Greens leader Larissa Waters speaks to media, May 15, 2025. (AAP Image/Joel Carrett)
New Greens leader Larissa Waters has launched a withering attack on the main Australian business lobby over its modelling for the country’s emission reduction targets, and promised to put pressure on Labor to aim for a strong climate action.
Waters’ comments, in her first major speech to the renewable energy industry since taking over as leader of the Australian Greens in May, follow the release of modelling from the Business Council of Australia last week which counted more than half a trillion dollar in costs, but not a single dollar in benefits, from a range of 2035 targets.
“We literally can’t afford to ignore the climate crisis,” Waters said, as the Labor government prepares to announce its 2035 emissions reduction target following the receipt of advice from the Climate Change Authority.
The CCA is expected to deliver a range of options, or an optional range, and has openly canvassed 65 to 75 per cent emission reduction cuts for 2035, below 2005 levels.
Environmental groups, including the Greens, argue that Australia must aim for net zero by 2035, instead of 2050, to keep in line with efforts to cap global warming below 2°C.
Business lobbies, such as the BCA, largely dominated by corporates with deep fossil fuel interests, are pushing for weaker targets below 60 per cent, although one informal group of 350 businesses led by Andrew Forrest’s Fortescue Metals has pushed for a minimum target of a 75 per cent cut in emissions by 2035.
The Fortescue-led group released modelling by Deloitte that showed Australia’s GDP would be $370 billion better off by 2035 with a 75 per cent emissions reduction target, compared to a weaker target of 65 per cent, and found it would create an estimated 69,000 jobs in renewable industries.
“The thing to know about targets is that they are a zero sum game. Someone wins and someone loses,” Waters says, according to a copy of her speech released before her appearance at the Smart Energy Council summit in Brisbane on Tuesday.
“With a high Australian target, we all win with a safe climate and new economic opportunities open up. Your clean businesses win, your customers win and your suppliers win. Coal and gas exporters lose.
“With a low Australian target, international coal and gas corporations win, their profits go up while Australians are the ones who have to pay for it in insurance premium increases, in cleaning up after floods and cyclones and in lost profits for farmers and more expensive food for us.”
Waters attacked companies such as oil and gas giant Woodside, but her principal message was for Labor, which won a thumping majority in the lower house in the last election, but has to deal with the Greens and other independents (or the Coalition) in the Senate.
“The Greens have made it crystal clear to the Labor government that we are in parliament to get shit done,” Waters said. “Especially when it comes to climate and clean energy. And that choice of progressive or regressive pathways in the parliament is more important now than ever.
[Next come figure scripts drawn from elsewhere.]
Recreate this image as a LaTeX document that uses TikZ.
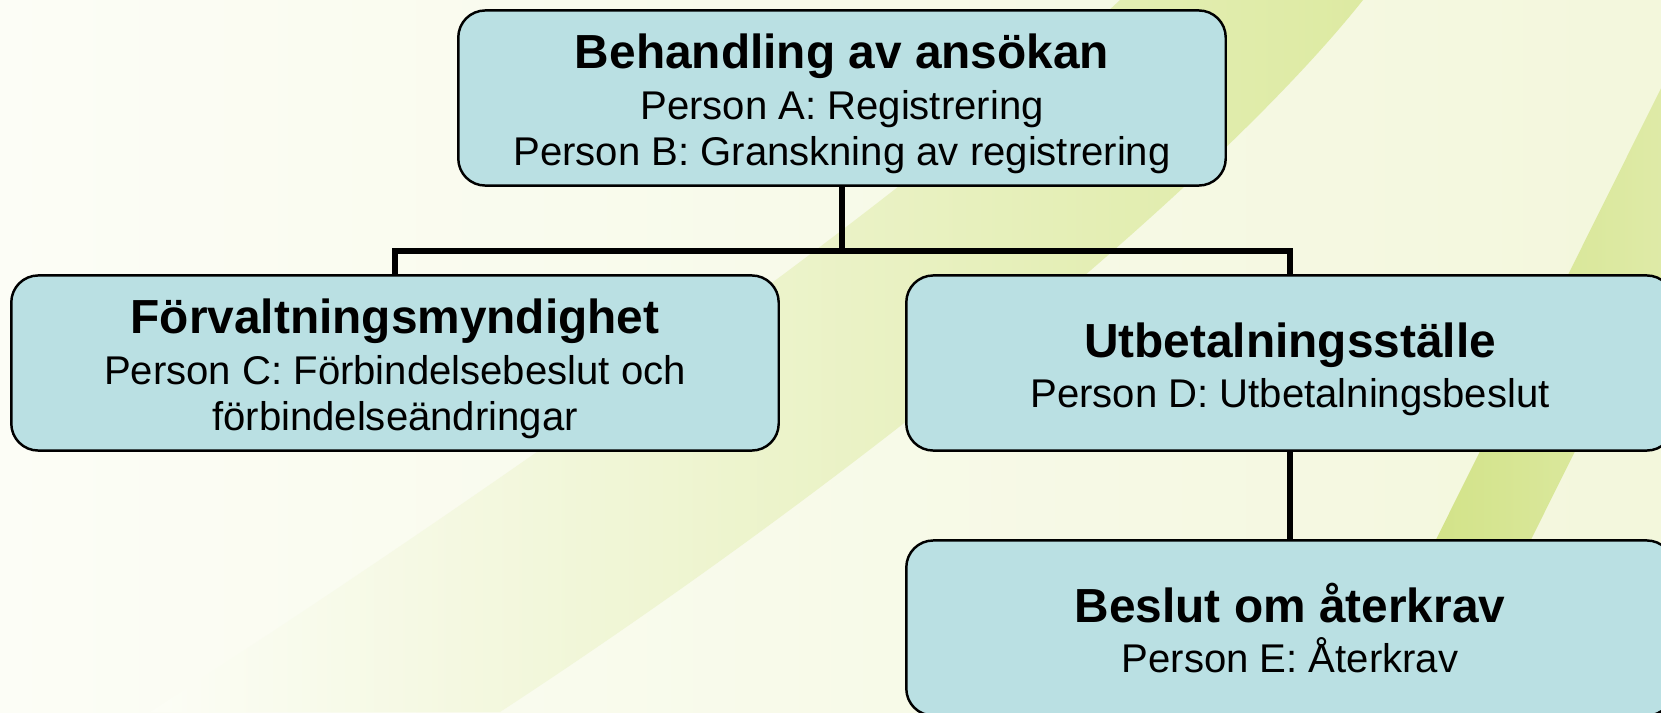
\documentclass[tikz,border=0pt]{standalone}
\usepackage{fontspec}
\setmainfont{Liberation Sans}
\definecolor{boxfill}{HTML}{BAE0E3}
\definecolor{bgcream}{HTML}{F3F7DC}
\definecolor{bgwhite}{HTML}{FCFDF6}
\definecolor{bandgreen}{HTML}{DDEAA2}
\definecolor{stripegreen}{HTML}{CEE07E}
\newcommand{\titlefont}{\fontsize{13.6}{16}\selectfont\bfseries}
\newcommand{\subfont}{\fontsize{11.4}{13.3}\selectfont}
\newcommand{\topstrut}{\rule{0pt}{14pt}}
\newcommand{\botstrut}{\rule[-3pt]{0pt}{3pt}}
\tikzset{
  orgbox/.style={draw, fill=boxfill, rounded corners=0.27cm, minimum width=7.67cm, minimum height=1.75cm, align=center, line width=0.7pt, font=\subfont, inner sep=0pt},
  conn/.style={line width=1.8pt}
}
\begin{document}
\begin{tikzpicture}[x=0.01cm, y=-0.01cm]
        \clip (0,0) rectangle (1661,712);
        % background
        \shade[left color=bgwhite, right color=bgcream] (0,0) rectangle (1661,712);
        \shade[left color=bgwhite, right color=bandgreen] (150,712) .. controls (600,420) and (950,160) .. (1120,0) -- (1363,0) .. controls (1220,180) and (870,470) .. (500,712) -- cycle;
        \shade[left color=stripegreen, right color=bandgreen!60!bgcream] (1350,712) -- (1705,0) -- (1800,0) -- (1445,712) -- cycle;

        \node[orgbox] (appl) at (842,98) {\topstrut{\titlefont Behandling av ansökan}\\[1pt]Person A: Registrering\\Person B: Granskning av registrering\botstrut};
        \node[orgbox] (admin) at (395,363) {\topstrut{\titlefont Förvaltningsmyndighet}\\[1pt]Person C: Förbindelsebeslut och\\förbindelseändringar\botstrut};
        \node[orgbox] (pay) at (1290,363) {\topstrut{\titlefont Utbetalningsställe}\\[1pt]Person D: Utbetalningsbeslut\botstrut};
        \node[orgbox] (recov) at (1290,628) {\topstrut{\titlefont Beslut om återkrav}\\[1pt]Person E: Återkrav\botstrut};

        \coordinate (bus) at (842,251);
        \draw[conn] (appl) -- (bus);
        \draw[conn] (admin.north) |- (bus) -| (pay.north);
        \draw[conn] (pay) -- (recov);
\end{tikzpicture}
\end{document}
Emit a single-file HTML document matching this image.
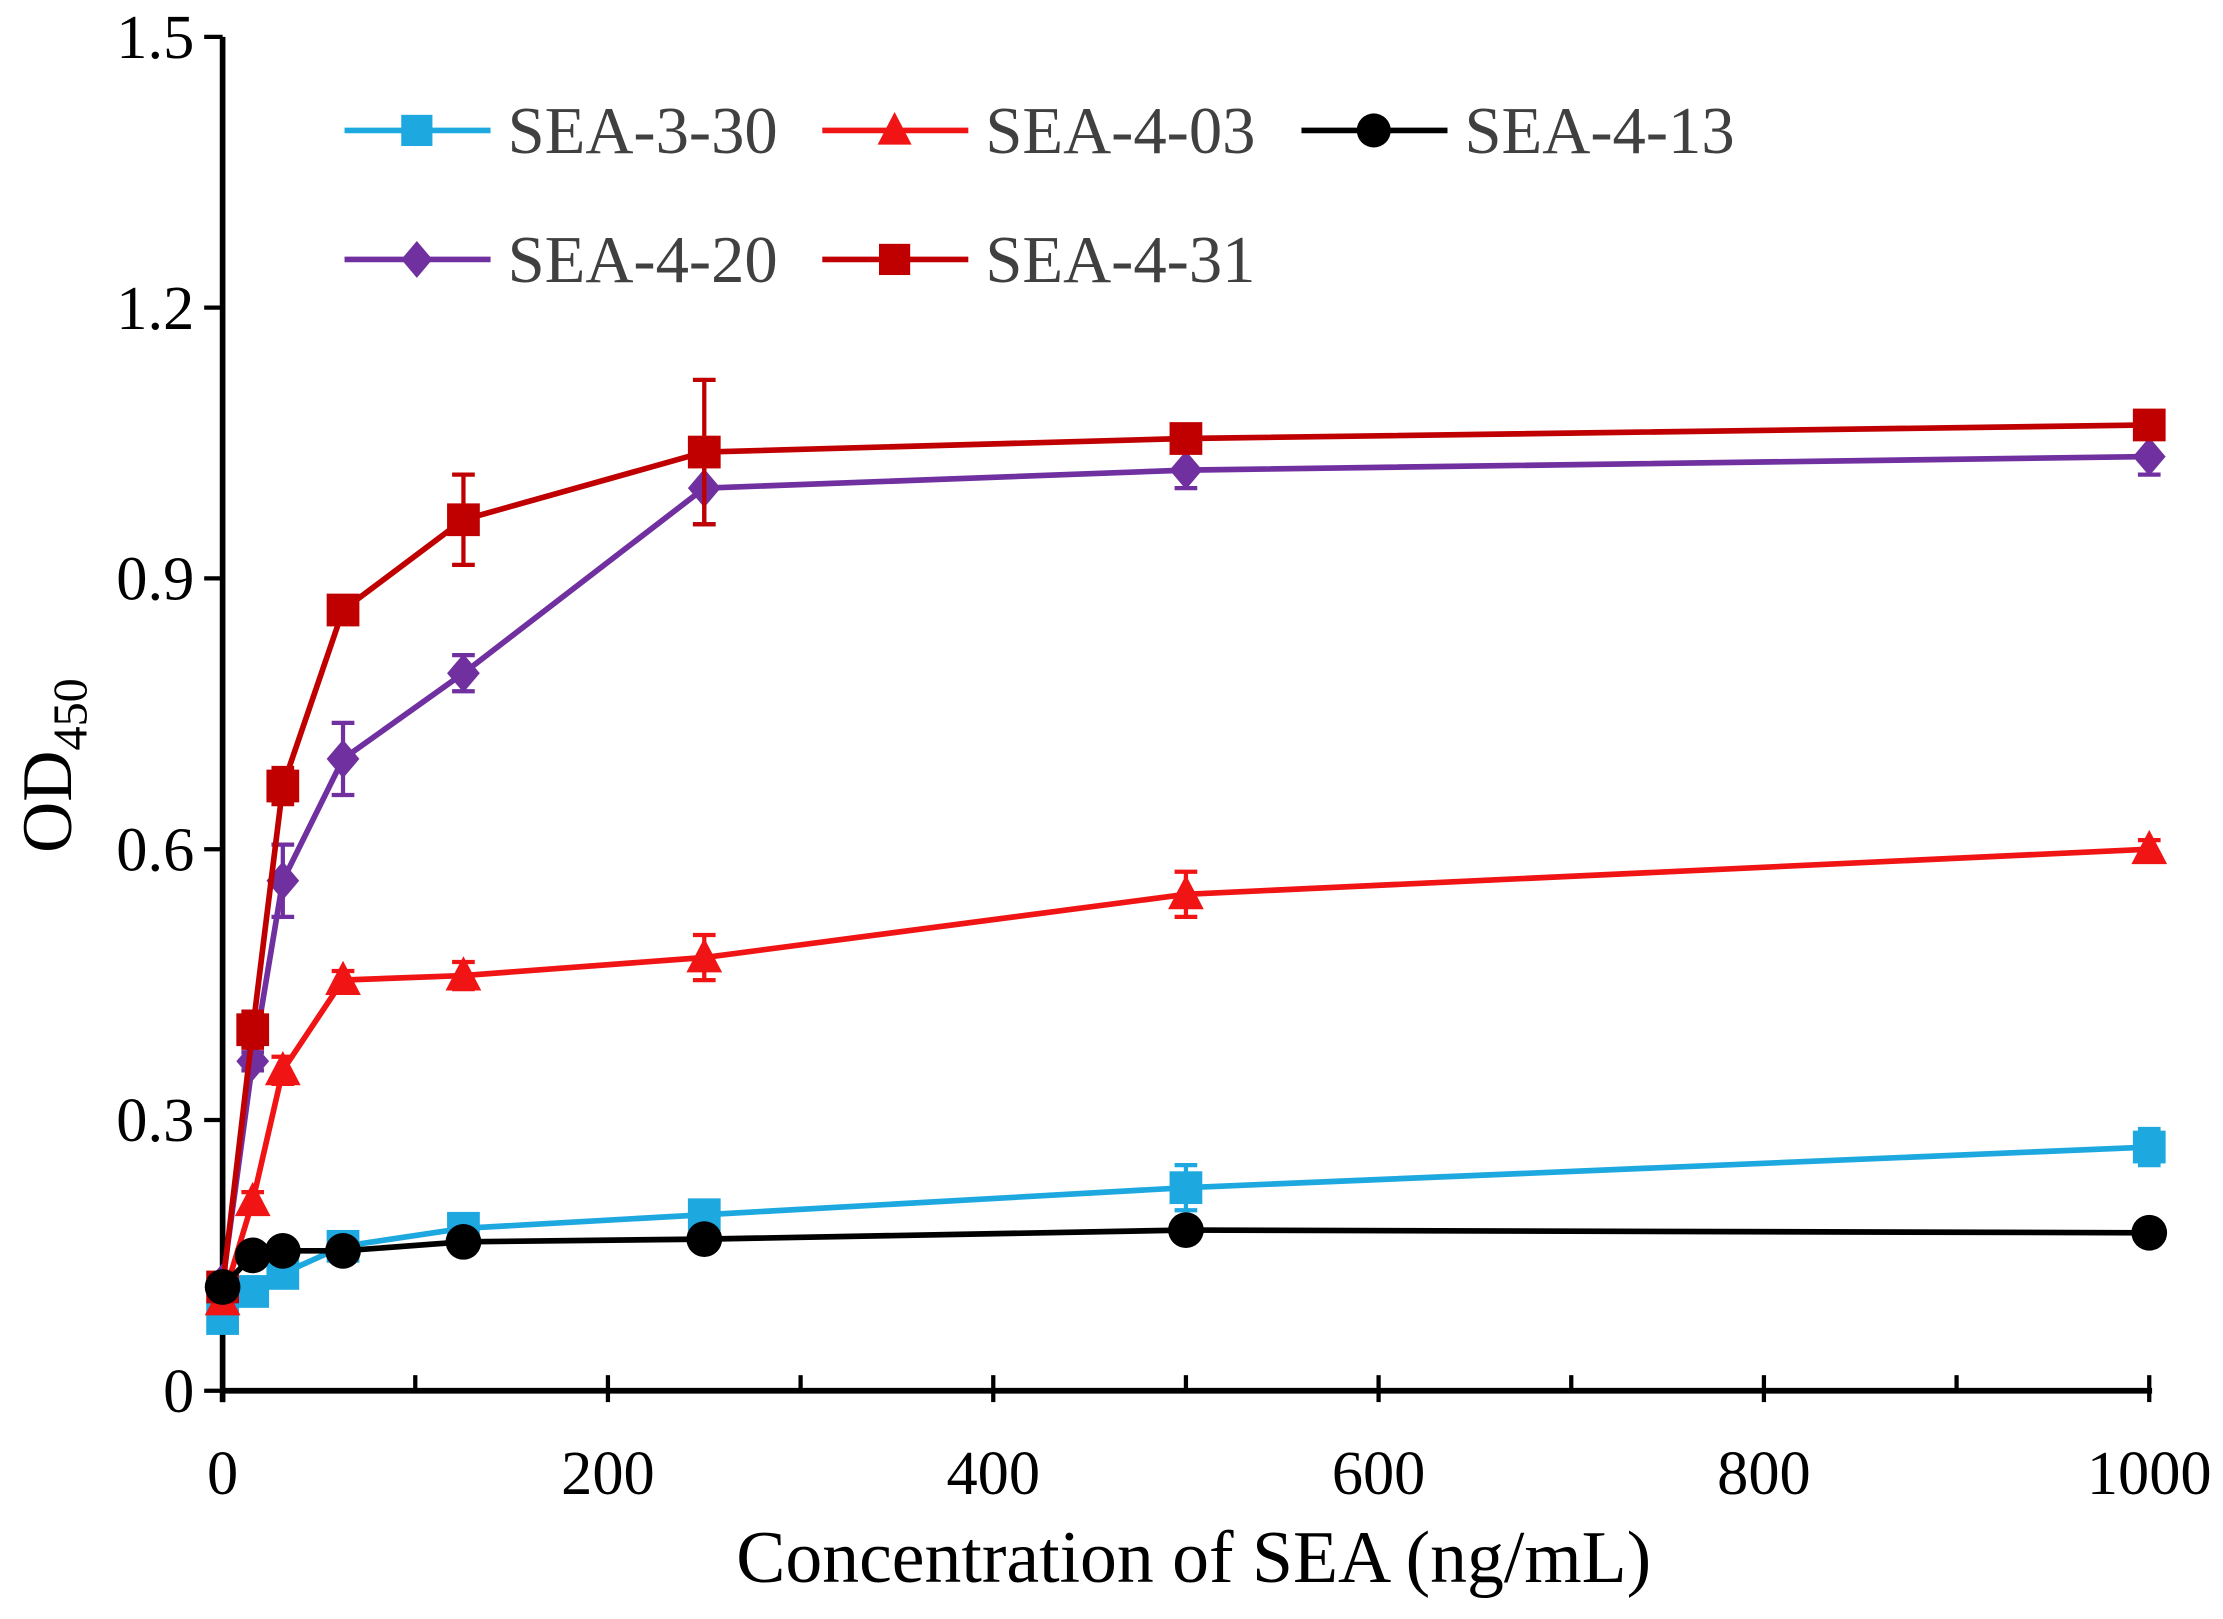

“Now obviously, being the Greens, we’re going to follow the climate science,” Water said.
“And the science says to maintain global temperatures below 2 degrees we need to be at Net Zero by 2035, putting us at the forefront of a swiftly decarbonising world. Strong economy, clean renewable energy, reduced emissions.
Seems pretty straightforward to me.”
Waters speech comes a day after the appointment of the former Greens leader Adam Bandt to be the new CEO of the Australian Conservation Foundation, which is also pushing for a net zero target by 2035.
Waters said The Greens would continue to push for a “solar for renters” program, which could borrow on idea from some local councils and use funds provided by the Clean Energy Finance Corporation or via a government owned utility like Snowy Hydro to install solar on the rooftops of rental properties.
“Our policy would give renters a right to request an average-sized solar panel system to be installed at their rental properties,” she said.
“Landlords wouldn’t have to pay up front and tenants get to save thousands of dollars a year. This policy deals with the thorny issue of split incentives between landlords and tenants that, to be brutally honest, no policy in the country has yet been able to overcome.
“Seven million renters can’t enjoy the benefits of solar power and storage. This policy would unlock 3 million homes that your business otherwise can’t access.”
Waters also argued against applying a “road user charge” only to electric cars and electric trucks, as has been canvassed by treasurer Jim Chalmers.
“Based on the Treasurer’s words to date, he seems fine to tax EV drivers and electric trucks while companies like BHP continue to enjoy half a billion dollars in completely tax free fuel.
“The Greens want to see tax settings that get petrol cars off the road and see people take up all kinds of electric transport – public transport, e-transport and electric vehicles.
“The worst thing we could do as a country, for our productivity and safe climate future, is throw barriers in the way of this critical transition.”